*PROVIDED MATERIAL*.
* * * * * * * * *

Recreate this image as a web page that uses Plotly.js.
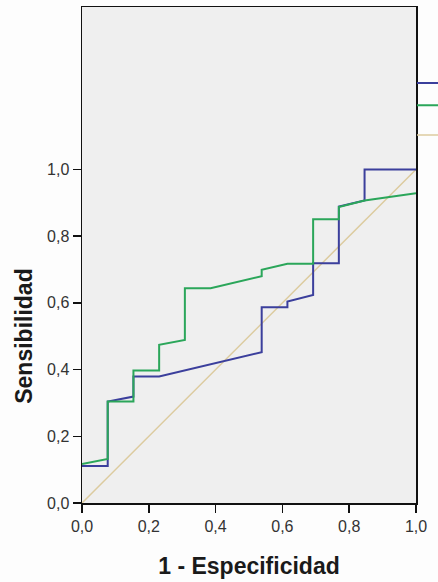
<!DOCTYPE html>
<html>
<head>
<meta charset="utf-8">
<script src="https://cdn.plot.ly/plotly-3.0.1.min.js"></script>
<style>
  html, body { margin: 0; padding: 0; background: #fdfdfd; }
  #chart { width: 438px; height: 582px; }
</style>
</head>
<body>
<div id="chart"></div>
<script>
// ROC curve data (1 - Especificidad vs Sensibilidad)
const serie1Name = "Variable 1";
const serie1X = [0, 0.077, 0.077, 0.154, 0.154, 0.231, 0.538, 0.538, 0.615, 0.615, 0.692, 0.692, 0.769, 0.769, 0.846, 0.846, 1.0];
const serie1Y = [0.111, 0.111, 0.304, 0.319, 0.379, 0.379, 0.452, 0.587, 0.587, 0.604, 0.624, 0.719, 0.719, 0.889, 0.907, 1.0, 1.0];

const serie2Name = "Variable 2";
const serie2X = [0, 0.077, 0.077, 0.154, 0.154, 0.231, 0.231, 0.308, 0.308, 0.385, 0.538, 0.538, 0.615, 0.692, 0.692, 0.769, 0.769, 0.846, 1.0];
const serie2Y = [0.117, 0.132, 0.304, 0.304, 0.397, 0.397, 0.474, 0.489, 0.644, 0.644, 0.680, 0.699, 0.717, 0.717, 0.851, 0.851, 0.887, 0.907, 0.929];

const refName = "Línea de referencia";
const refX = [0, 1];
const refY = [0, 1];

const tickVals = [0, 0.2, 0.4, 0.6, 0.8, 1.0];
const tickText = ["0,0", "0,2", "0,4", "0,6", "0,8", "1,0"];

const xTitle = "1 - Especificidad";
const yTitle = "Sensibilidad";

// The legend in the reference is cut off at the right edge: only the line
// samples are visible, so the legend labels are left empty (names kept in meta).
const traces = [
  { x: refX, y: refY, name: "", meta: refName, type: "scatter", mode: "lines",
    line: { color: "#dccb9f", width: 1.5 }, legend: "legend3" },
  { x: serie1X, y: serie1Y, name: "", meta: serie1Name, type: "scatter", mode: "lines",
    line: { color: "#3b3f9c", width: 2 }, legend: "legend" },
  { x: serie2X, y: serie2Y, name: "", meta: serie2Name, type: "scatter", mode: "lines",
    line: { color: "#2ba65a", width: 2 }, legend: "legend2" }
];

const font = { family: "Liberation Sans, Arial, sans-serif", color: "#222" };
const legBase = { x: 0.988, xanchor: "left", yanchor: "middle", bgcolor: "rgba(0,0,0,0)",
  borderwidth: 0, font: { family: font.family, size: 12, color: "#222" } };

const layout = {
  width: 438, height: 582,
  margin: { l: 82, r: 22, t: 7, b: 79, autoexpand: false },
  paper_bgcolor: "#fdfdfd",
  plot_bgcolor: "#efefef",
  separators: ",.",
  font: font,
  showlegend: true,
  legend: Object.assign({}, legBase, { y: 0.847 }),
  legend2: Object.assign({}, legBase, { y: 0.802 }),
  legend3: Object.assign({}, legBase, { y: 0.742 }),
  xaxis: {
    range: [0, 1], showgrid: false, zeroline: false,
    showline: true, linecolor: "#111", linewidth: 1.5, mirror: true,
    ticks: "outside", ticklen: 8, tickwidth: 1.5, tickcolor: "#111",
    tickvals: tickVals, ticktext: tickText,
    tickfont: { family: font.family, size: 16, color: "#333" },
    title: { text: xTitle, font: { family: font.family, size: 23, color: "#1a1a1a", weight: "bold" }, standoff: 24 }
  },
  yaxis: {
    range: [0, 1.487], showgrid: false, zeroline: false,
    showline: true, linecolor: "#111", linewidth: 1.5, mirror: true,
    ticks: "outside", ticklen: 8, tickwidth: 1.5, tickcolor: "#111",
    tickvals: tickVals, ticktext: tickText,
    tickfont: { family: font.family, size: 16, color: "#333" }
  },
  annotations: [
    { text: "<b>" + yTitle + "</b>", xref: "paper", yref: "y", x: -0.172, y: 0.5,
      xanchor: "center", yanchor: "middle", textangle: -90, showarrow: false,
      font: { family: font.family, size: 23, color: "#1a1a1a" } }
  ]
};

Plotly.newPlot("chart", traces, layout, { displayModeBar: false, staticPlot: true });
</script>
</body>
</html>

* * * * * * * * *

*PROBLEM DESCRIPTION*. Reproduce the data word for word, excluding its pictures.

*RESPONSE*.
Recreate this image as a web page that uses Plotly.js.
<!DOCTYPE html>
<html>
<head>
<meta charset="utf-8">
<script src="https://cdn.plot.ly/plotly-3.0.1.min.js"></script>
<style>
  html, body { margin: 0; padding: 0; background: #fdfdfd; }
  #chart { width: 438px; height: 582px; }
</style>
</head>
<body>
<div id="chart"></div>
<script>
// ROC curve data (1 - Especificidad vs Sensibilidad)
const serie1Name = "Variable 1";
const serie1X = [0, 0.077, 0.077, 0.154, 0.154, 0.231, 0.538, 0.538, 0.615, 0.615, 0.692, 0.692, 0.769, 0.769, 0.846, 0.846, 1.0];
const serie1Y = [0.111, 0.111, 0.304, 0.319, 0.379, 0.379, 0.452, 0.587, 0.587, 0.604, 0.624, 0.719, 0.719, 0.889, 0.907, 1.0, 1.0];

const serie2Name = "Variable 2";
const serie2X = [0, 0.077, 0.077, 0.154, 0.154, 0.231, 0.231, 0.308, 0.308, 0.385, 0.538, 0.538, 0.615, 0.692, 0.692, 0.769, 0.769, 0.846, 1.0];
const serie2Y = [0.117, 0.132, 0.304, 0.304, 0.397, 0.397, 0.474, 0.489, 0.644, 0.644, 0.680, 0.699, 0.717, 0.717, 0.851, 0.851, 0.887, 0.907, 0.929];

const refName = "Línea de referencia";
const refX = [0, 1];
const refY = [0, 1];

const tickVals = [0, 0.2, 0.4, 0.6, 0.8, 1.0];
const tickText = ["0,0", "0,2", "0,4", "0,6", "0,8", "1,0"];

const xTitle = "1 - Especificidad";
const yTitle = "Sensibilidad";

// The legend in the reference is cut off at the right edge: only the line
// samples are visible, so the legend labels are left empty (names kept in meta).
const traces = [
  { x: refX, y: refY, name: "", meta: refName, type: "scatter", mode: "lines",
    line: { color: "#dccb9f", width: 1.5 }, legend: "legend3" },
  { x: serie1X, y: serie1Y, name: "", meta: serie1Name, type: "scatter", mode: "lines",
    line: { color: "#3b3f9c", width: 2 }, legend: "legend" },
  { x: serie2X, y: serie2Y, name: "", meta: serie2Name, type: "scatter", mode: "lines",
    line: { color: "#2ba65a", width: 2 }, legend: "legend2" }
];

const font = { family: "Liberation Sans, Arial, sans-serif", color: "#222" };
const legBase = { x: 0.988, xanchor: "left", yanchor: "middle", bgcolor: "rgba(0,0,0,0)",
  borderwidth: 0, font: { family: font.family, size: 12, color: "#222" } };

const layout = {
  width: 438, height: 582,
  margin: { l: 82, r: 22, t: 7, b: 79, autoexpand: false },
  paper_bgcolor: "#fdfdfd",
  plot_bgcolor: "#efefef",
  separators: ",.",
  font: font,
  showlegend: true,
  legend: Object.assign({}, legBase, { y: 0.847 }),
  legend2: Object.assign({}, legBase, { y: 0.802 }),
  legend3: Object.assign({}, legBase, { y: 0.742 }),
  xaxis: {
    range: [0, 1], showgrid: false, zeroline: false,
    showline: true, linecolor: "#111", linewidth: 1.5, mirror: true,
    ticks: "outside", ticklen: 8, tickwidth: 1.5, tickcolor: "#111",
    tickvals: tickVals, ticktext: tickText,
    tickfont: { family: font.family, size: 16, color: "#333" },
    title: { text: xTitle, font: { family: font.family, size: 23, color: "#1a1a1a", weight: "bold" }, standoff: 24 }
  },
  yaxis: {
    range: [0, 1.487], showgrid: false, zeroline: false,
    showline: true, linecolor: "#111", linewidth: 1.5, mirror: true,
    ticks: "outside", ticklen: 8, tickwidth: 1.5, tickcolor: "#111",
    tickvals: tickVals, ticktext: tickText,
    tickfont: { family: font.family, size: 16, color: "#333" }
  },
  annotations: [
    { text: "<b>" + yTitle + "</b>", xref: "paper", yref: "y", x: -0.172, y: 0.5,
      xanchor: "center", yanchor: "middle", textangle: -90, showarrow: false,
      font: { family: font.family, size: 23, color: "#1a1a1a" } }
  ]
};

Plotly.newPlot("chart", traces, layout, { displayModeBar: false, staticPlot: true });
</script>
</body>
</html>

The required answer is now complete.